Interview: We Are Scientists return with new album, sci-fi domination plans

We Are Scientists, courtesy.
While fans of “Steve Wants His Money,” the comedic web series created by and starring We Are Scientists’ Keith Murray and Chris Cain, may be sad that the two have no plans for future episodes, they should take heart.
We Are Scientists, PAWS
8 p.m., May 7
The Independent
Tickets: $16-$18.
Guitarist Murray and bassist Cain, who share vocal duties, have another dream project lined up, if the opportunity ever presents itself.
“It’s a sci-fi program involving us as space missionaries,” said Cain in a recent chat prior to We Are Scientists’ biggest American tour in four years. “Working title is Terraformers. It would be a cheap show shot almost entirely on the bridge of a spaceship whose mission is to…find uninhabited planets that can be Terraformed and then used to house the overflow population of Earth.”
The concept may sound serious, but remember that it’s coming from the heads of two men who created a show about selling ridiculous marketing ideas to English musicians to pay back a dude named “Steve.”
“(Terraformers) would involve a lot of really poorly generated digital aliens,” Cain said. “That’s the show we really want to make, but so far, no takers.”
Until that opportunity arrives, Cain and Murray will have to rely on their day job, which in March resulted with the release of a new album, TV en Français, and a three-continent tour, which brings them to the Independent on May 7.
The San Francisco show is a homecoming of sorts for the two, who, along with former member Scott Lamb, started the band in Berkeley after moving to the Bay Area from Los Angeles in 2000. The big city was their original destination, but they quickly realized even the smallest apartment was unaffordable.
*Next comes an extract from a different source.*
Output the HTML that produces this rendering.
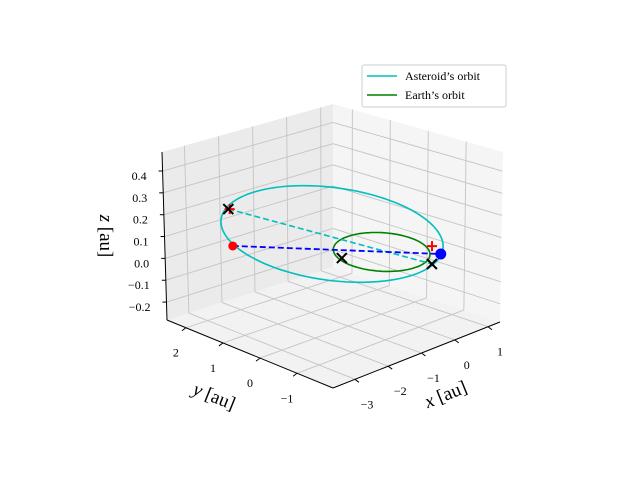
<!DOCTYPE html>
<html><head><meta charset="utf-8"><style>
html,body{margin:0;padding:0;background:#fff;}
svg{display:block;font-family:"Liberation Serif",serif;}
</style></head><body>
<svg id="chart" width="640" height="480" viewBox="0 0 640 480" xmlns="http://www.w3.org/2000/svg">
<g id="panes"></g>
<g id="grid"></g>
<g id="axes"></g>
<g id="series"></g>
<g id="labels"></g>
<text x="448" y="400" font-size="19" text-anchor="middle" transform="rotate(-22 448 400)"><tspan font-style="italic">x</tspan> [au]</text>
<text x="212" y="402" font-size="19" text-anchor="middle" transform="rotate(22 212 402)"><tspan font-style="italic">y</tspan> [au]</text>
<text x="100" y="236" font-size="19" text-anchor="middle" transform="rotate(90 100 236)"><tspan font-style="italic">z</tspan> [au]</text>
<g>
<rect x="362" y="65" width="144" height="42" rx="2" fill="#fff" fill-opacity="0.8" stroke="#ccc" stroke-width="1"/>
<line x1="367" y1="76" x2="397" y2="76" stroke="#00bfbf" stroke-width="1.5"/>
<text x="405" y="80" font-size="12">Asteroid’s orbit</text>
<line x1="367" y1="95" x2="397" y2="95" stroke="#008000" stroke-width="1.5"/>
<text x="405" y="99" font-size="12">Earth’s orbit</text>
</g>
</svg>
<script>
const xTicks=[-3,-2,-1,0,1];
const yTicks=[-1,0,1,2];
const zTicks=[-0.2,-0.1,0.0,0.1,0.2,0.3,0.4];
const xTickLabels=["−3","−2","−1","0","1"];
const yTickLabels=["−1","0","1","2"];
const zTickLabels=["−0.2","−0.1","0.0","0.1","0.2","0.3","0.4"];
const xRange=[-3.66,1.36];
const yRange=[-1.97,2.51];
const zRange=[-0.282,0.487];
const earthCenter=[0.05,0,0];
const earthRadius=[0.97];
const asteroidCenter=[-0.04,1.26,0];
const asteroidAxisU=[1.29,-1.84,0];
const asteroidAxisV=[1.71,1.62,0];
const redDot=[-2.01,2.17,0];
const blueDot=[0.88,-0.85,0];
const crossPoints=[[-0.70,3.47,0],[0.37,-1.07,0],[-0.79,0.32,0]];
const plusPoints=[[-0.68,3.45,0],[1.04,-0.47,0]];
const blueLine=[redDot,blueDot];
const cyanLine=[[-0.70,3.47,0],[0.37,-1.07,0]];

const NS="http://www.w3.org/2000/svg";
function mk(tag,attrs,parent){const e=document.createElementNS(NS,tag);for(const k in attrs)e.setAttribute(k,attrs[k]);parent.appendChild(e);return e;}
const C={b00:[333,388],b10:[500,322],b01:[167,320],b11:[333,267],t00:[333,213],t10:[503,152],t01:[162,152],t11:[333,104]};
function lerp(a,b,t){return [a[0]+(b[0]-a[0])*t,a[1]+(b[1]-a[1])*t];}
function box(u,v,w){
  const b=lerp(lerp(C.b00,C.b10,u),lerp(C.b01,C.b11,u),v);
  const t=lerp(lerp(C.t00,C.t10,u),lerp(C.t01,C.t11,u),v);
  return lerp(b,t,w);
}
function fx(x){return (x-xRange[0])/(xRange[1]-xRange[0]);}
function fy(y){return (y-yRange[0])/(yRange[1]-yRange[0]);}
function fz(z){return (z-zRange[0])/(zRange[1]-zRange[0]);}
const O=[380,252.6],EX=[33.3,-13.1],EY=[-37,-15.2],EZ=[-6.6,-221.6];
function P(p){return [O[0]+p[0]*EX[0]+p[1]*EY[0]+p[2]*EZ[0],O[1]+p[0]*EX[1]+p[1]*EY[1]+p[2]*EZ[1]];}
function pts(a){return a.map(p=>p[0].toFixed(1)+","+p[1].toFixed(1)).join(" ");}

const panes=document.getElementById('panes');
let e;
e=mk('polygon',{points:pts([box(0,0,0),box(1,0,0),box(1,1,0),box(0,1,0)]),fill:'#f2f2f2'},panes);


e=mk('polygon',{points:pts([box(0,1,0),box(1,1,0),box(1,1,1),box(0,1,1)]),fill:'#ebebeb'},panes);


e=mk('polygon',{points:pts([box(1,0,0),box(1,1,0),box(1,1,1),box(1,0,1)]),fill:'#f5f5f5'},panes);



const grid=document.getElementById('grid');
function gl(a,b,name){const l=mk('line',{x1:a[0],y1:a[1],x2:b[0],y2:b[1],stroke:'#c4c4c4','stroke-width':0.9},grid);}
xTicks.forEach(x=>{const u=fx(x);gl(box(u,0,0),box(u,1,0),'floor-grid-x');gl(box(u,1,0),box(u,1,1),'wall-grid-x');});
yTicks.forEach(y=>{const v=fy(y);gl(box(0,v,0),box(1,v,0),'floor-grid-y');gl(box(1,v,0),box(1,v,1),'wall-grid-y');});
zTicks.forEach(z=>{const w=fz(z);gl(box(0,1,w),box(1,1,w),'wall-grid-z');gl(box(1,1,w),box(1,0,w),'wall-grid-z');});

const axes=document.getElementById('axes');
function al(a,b,name){const l=mk('line',{x1:a[0],y1:a[1],x2:b[0],y2:b[1],stroke:'#000','stroke-width':1},axes);}
al(box(0,0,0),box(1,0,0),'x-axis-line');
al(box(0,0,0),box(0,1,0),'y-axis-line');
al(box(0,1,0),box(0,1,1),'z-axis-line');
const labels=document.getElementById('labels');
function tl(x,y,s,name,anchor){const t=mk('text',{x:x,y:y,'font-size':12,'text-anchor':anchor||'middle'},labels);t.textContent=s;}
xTicks.forEach((x,i)=>{const p=box(fx(x),0,0);al(p,[p[0]+4,p[1]+3],'x-tick');tl(p[0]+12,p[1]+29,xTickLabels[i],'x-tick-label');});
yTicks.forEach((y,i)=>{const p=box(0,fy(y),0);al(p,[p[0]-4,p[1]+3],'y-tick');tl(p[0]-10,p[1]+29,yTickLabels[i],'y-tick-label');});
zTicks.forEach((z,i)=>{const p=box(0,1,fz(z));al([p[0]-4,p[1]],p,'z-tick');tl(p[0]-16,p[1]+9,zTickLabels[i],'z-tick-label','end');});

const series=document.getElementById('series');
function orbit(c,u,v){const a=[];for(let i=0;i<=120;i++){const t=i/120*2*Math.PI;a.push(P([c[0]+u[0]*Math.cos(t)+v[0]*Math.sin(t),c[1]+u[1]*Math.cos(t)+v[1]*Math.sin(t),c[2]+u[2]*Math.cos(t)+v[2]*Math.sin(t)]));}return a;}
const r=earthRadius[0];
e=mk('polyline',{points:pts(orbit(asteroidCenter,asteroidAxisU,asteroidAxisV)),fill:'none',stroke:'#00bfbf','stroke-width':1.6},series);


e=mk('polyline',{points:pts(orbit(earthCenter,[r,0,0],[0,r,0])),fill:'none',stroke:'#008000','stroke-width':1.6},series);


e=mk('polyline',{points:pts(cyanLine.map(P)),fill:'none',stroke:'#00bfbf','stroke-width':1.6,'stroke-dasharray':'6,3'},series);


e=mk('polyline',{points:pts(blueLine.map(P)),fill:'none',stroke:'#0000ff','stroke-width':1.8,'stroke-dasharray':'6,3'},series);


plusPoints.forEach(p=>{const s=P(p);const g=mk('path',{d:`M${s[0]-5},${s[1]}h10M${s[0]},${s[1]-5}v10`,stroke:'#ff0000','stroke-width':2},series);

});
let s=P(redDot);
e=mk('circle',{cx:s[0],cy:s[1],r:4.5,fill:'#ff0000'},series);


s=P(blueDot);
e=mk('circle',{cx:s[0],cy:s[1],r:5.5,fill:'#0000ff'},series);


crossPoints.forEach(p=>{const s=P(p);const g=mk('path',{d:`M${s[0]-5},${s[1]-5}l10,10M${s[0]+5},${s[1]-5}l-10,10`,stroke:'#000','stroke-width':2},series);

});
</script>
</body></html>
In Berkeley “we ended up having a house with a yard and everything,” Cain said. “And it had a basement, which was crucial to the formation of the band because that was where we did our first hundred or so rehearsals. Had we been in an apartment in San Francisco, that would not have happened.”
Their stay in the Bay Area was not a long one — a move to New York came a year later, as did the first of their five albums and a carousel of drummers following Lamb’s departure — but it was enough to leave a mark. The band, which includes touring drummer Keith Carne, will be using the Bay Area as a home base this week, choosing to drive to nearby shows and return each night.
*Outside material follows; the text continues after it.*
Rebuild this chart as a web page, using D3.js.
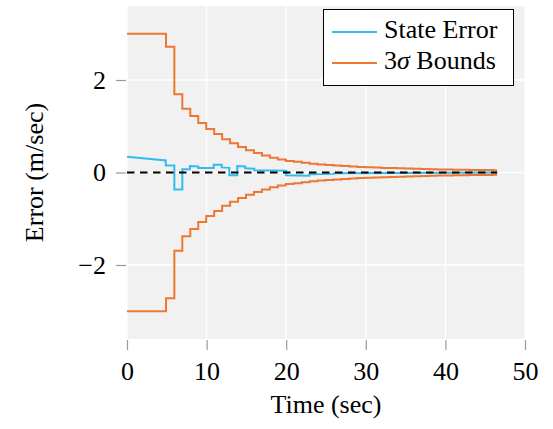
<!DOCTYPE html>
<html>
<head>
<meta charset="utf-8">
<script src="https://cdn.jsdelivr.net/npm/d3@7"></script>
<style>
  body { margin:0; background:#fff; }
  svg text { font-family: "Liberation Serif", "Times New Roman", serif; fill:#000; }
</style>
</head>
<body>
<div id="chart"></div>
<script>

//Measurement times and 3-sigma values (steps)
var sigmaTime = [0, 4.9, 5.95, 6.95, 7.95, 8.95, 9.95, 10.95, 11.95, 12.95, 13.95,
    14.95, 15.95, 16.95, 17.95, 18.95, 19.95, 20.95, 21.95, 22.95, 23.95, 24.95,
    25.95, 26.95, 27.95, 28.95, 29.95, 30.95, 31.95, 32.95, 33.95, 34.95, 35.95,
    36.95, 37.95, 38.95, 39.95, 40.95, 41.95, 42.95, 43.95, 44.95, 45.95, 46.5];
var sigmaValue = [3.0, 2.72, 1.69, 1.38, 1.22, 1.07, 0.94, 0.83, 0.72, 0.63, 0.55,
    0.48, 0.42, 0.37, 0.32, 0.28, 0.25, 0.23, 0.21, 0.19, 0.175, 0.16,
    0.15, 0.14, 0.13, 0.12, 0.115, 0.11, 0.10, 0.095, 0.09, 0.085, 0.08,
    0.075, 0.07, 0.066, 0.063, 0.06, 0.058, 0.056, 0.054, 0.052, 0.05, 0.05];

//State error
var errorTime = [0, 4.87, 4.87, 5.95, 5.95, 6.95, 6.95, 7.9, 7.9, 8.95, 8.95, 10.9,
    10.9, 11.9, 11.9, 12.85, 12.85, 13.85, 13.85, 14.85, 14.85, 16, 16, 20, 20,
    22.9, 22.9, 26, 26, 35, 46.5];
var errorValue = [0.34, 0.26, 0.15, 0.15, -0.37, -0.37, 0.07, 0.07, 0.14, 0.13, 0.10, 0.10,
    0.17, 0.17, 0.11, 0.10, -0.06, -0.06, 0.14, 0.13, 0.09, 0.08, 0.05, 0.04, -0.06,
    -0.07, -0.04, -0.03, -0.015, -0.01, 0.0];

var xTicks = [0, 10, 20, 30, 40, 50];
var yTicks = [-2, 0, 2];
var xDomain = [0, 50];
var yDomain = [-3.6, 3.6];

var legendLabels = ["State Error", "3\u03C3 Bounds"];
var colors = { error: "#33BBEE", bounds: "#EE7733" };
var serif = "'Liberation Serif', 'Times New Roman', serif";


var chart = {

  //**************************************************************************
  //** init
  //**************************************************************************
    init: function(parent){
        var width = 553, height = 429;
        var margin = {top: 6, right: 28, bottom: 90, left: 127};
        var w = width - margin.left - margin.right;
        var h = height - margin.top - margin.bottom;

        var svg = d3.select(parent).append("svg")
            .attr("width", width)
            .attr("height", height);

        var g = svg.append("g")
            .attr("transform", "translate(" + margin.left + "," + margin.top + ")");

        var x = d3.scaleLinear().domain(xDomain).range([0, w]);
        var y = d3.scaleLinear().domain(yDomain).range([h, 0]);

        g.append("rect")
            .attr("width", w)
            .attr("height", h)
            .attr("fill", "#f1f1f1");

        this.drawGridlines(g, x, y, w, h);
        this.drawAxes(g, x, y, w, h);
        this.drawLines(g, x, y);
        this.drawLabels(svg, margin, w, h);
        this.drawLegend(svg);
    },


  //**************************************************************************
  //** drawGridlines
  //**************************************************************************
    drawGridlines: function(g, x, y, w, h){
        g.append("g")
            .selectAll("line")
            .data(xTicks)
            .join("line")
            .attr("x1", d => x(d)).attr("x2", d => x(d))
            .attr("y1", 0).attr("y2", h)
            .attr("stroke", "#fff")
            .attr("stroke-width", 1.3);

        g.append("g")
            .selectAll("line")
            .data(yTicks)
            .join("line")
            .attr("x1", 0).attr("x2", w)
            .attr("y1", d => y(d)).attr("y2", d => y(d))
            .attr("stroke", "#fff")
            .attr("stroke-width", 1.3);
    },


  //**************************************************************************
  //** drawAxes
  //**************************************************************************
    drawAxes: function(g, x, y, w, h){
        var xAxis = g.append("g")
            .attr("transform", "translate(0," + (h + 1) + ")")
            .call(d3.axisBottom(x).tickValues(xTicks).tickSize(10).tickSizeOuter(0).tickPadding(12));

        var yAxis = g.append("g")
            .attr("transform", "translate(-1,0)")
            .call(d3.axisLeft(y).tickValues(yTicks).tickSize(10).tickSizeOuter(0).tickPadding(10));

        [xAxis, yAxis].forEach(function(a){
            a.attr("font-family", serif).attr("font-size", 26);
            a.select(".domain").remove();
            a.selectAll(".tick line").attr("stroke", "#999").attr("stroke-width", 1.2);
            a.selectAll("text").attr("fill", "#000");
        });
    },


  //**************************************************************************
  //** drawLines
  //**************************************************************************
    drawLines: function(g, x, y){
        var upper = sigmaTime.map((t, i) => [t, sigmaValue[i]]);
        var lower = sigmaTime.map((t, i) => [t, -sigmaValue[i]]);
        var err = errorTime.map((t, i) => [t, errorValue[i]]);

        var step = d3.line()
            .x(d => x(d[0]))
            .y(d => y(d[1]))
            .curve(d3.curveStepAfter);

        var line = d3.line()
            .x(d => x(d[0]))
            .y(d => y(d[1]));

        [upper, lower].forEach(function(data){
            g.append("path")
                .attr("d", step(data))
                .attr("fill", "none")
                .attr("stroke", colors.bounds)
                .attr("stroke-width", 2);
        });

        g.append("path")
            .attr("d", line(err))
            .attr("fill", "none")
            .attr("stroke", colors.error)
            .attr("stroke-width", 2);

        //Zero reference
        var t0 = d3.min(sigmaTime), t1 = d3.max(sigmaTime);
        g.append("path")
            .attr("d", line([[t0, 0], [t1, 0]]))
            .attr("fill", "none")
            .attr("stroke", "#000")
            .attr("stroke-width", 2.2)
            .attr("stroke-dasharray", "7.5,5.5");
    },


  //**************************************************************************
  //** drawLabels
  //**************************************************************************
    drawLabels: function(svg, margin, w, h){
        svg.append("text")
            .attr("x", margin.left + w/2)
            .attr("y", 413)
            .style("text-anchor", "middle")
            .style("font-size", "26px")
            .text("Time (sec)");

        svg.append("text")
            .attr("transform", "translate(43," + (margin.top + h/2) + ")rotate(-90)")
            .style("text-anchor", "middle")
            .style("font-size", "26px")
            .text("Error (m/sec)");
    },


  //**************************************************************************
  //** drawLegend
  //**************************************************************************
    drawLegend: function(svg){
        var lg = svg.append("g");
        lg.append("rect")
            .attr("x", 323.5).attr("y", 9.5)
            .attr("width", 190).attr("height", 76)
            .attr("fill", "#fff")
            .attr("stroke", "#000")
            .attr("stroke-width", 1);

        var items = [
            {label: legendLabels[0], color: colors.error},
            {label: legendLabels[1], color: colors.bounds}
        ];

        items.forEach(function(item, i){
            var cy = 32 + i*31;
            lg.append("line")
                .attr("x1", 332).attr("x2", 377)
                .attr("y1", cy).attr("y2", cy)
                .attr("stroke", item.color)
                .attr("stroke-width", 2);

            var txt = lg.append("text")
                .attr("x", 384)
                .attr("y", cy + 6)
                .style("font-size", "26px");

            if (i === 1){
                txt.append("tspan").text("3");
                txt.append("tspan").style("font-style", "italic").text("\u03C3");
                txt.append("tspan").text(" Bounds");
            }
            else txt.text(item.label);
        });
    }
};

chart.init(document.getElementById("chart"));

</script>
</body>
</html>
It has been several years since We Are Scientists last enjoyed commercial success in the U.S. — in the U.K. they’re still beloved by many. They first reached the public consciousness with their second album, 2005’s With Love and Squalor, and again with their follow-up, 2008’s Brain Thrust Mastery. Songs such as “It’s A Hit” and “Nobody Move, Nobody Get Hurt” greatly boosted the sales for the now-New York-based band.
But with their fourth album, 2010’s Barbara, the band hit a logistical speed bump. Cain, Murray and recording drummer Andy Burrows (formerly of Razorlight) signed several deals that enabled the album to be recorded and produced with the help of a label, and sold separately through distribution companies at the discretion of a company run by the band, Master Swan Recordings.
The distribution companies struck out on their sales commitments, he said.
“We basically found out that we weren’t quite as smart as we thought we were on our last record,” Cain said. “We felt it should have done a lot more than it did.”
So for their next album, what would become TV en Français, the band fired its management and let their contract with the previous label lapse.
“We wanted to wait until after the record was made to (find another label) because we don’t have any craving for outside opinion when it comes to recording the music,” he said.
It wasn’t until after the album was done and in the bag that they began a search, and found an equally excited counterpart in Dine Alone Records, which is distributing.
TV en Français, which deals with the themes of miscommunication, was inspired by Murray’s past relationship, which was about to implode as the duo was writing. While most of the songs are upbeat, there is a tinge of bitterness, anger and questioning to the lyrics.
Lead single “Dumb Luck” tells the story about a man who has stumbled through life and stayed afloat, but not by his own effort.
“The suggestion is that that sort of lack of planning is ultimately not going to land this person where they want to be,” Cain said.
Where before the band’s lyrics were stripped of identifying markers that could pin the story to a specific person, the new album is especially bare and does not attempt to disguise Murray’s feelings or the characters in the songs.
But that doesn’t mean the duo has gone dark and moody on its fans. Case-in-point, its new video for “Make It Easy” features Caine and Murray beating on some aliens. For those who won’t get the humor, there’s at least a preview of what a Terraformers show would feel like.
“It’s a proof of concept,” Cain said. “It would show unequivocally that the show would work.”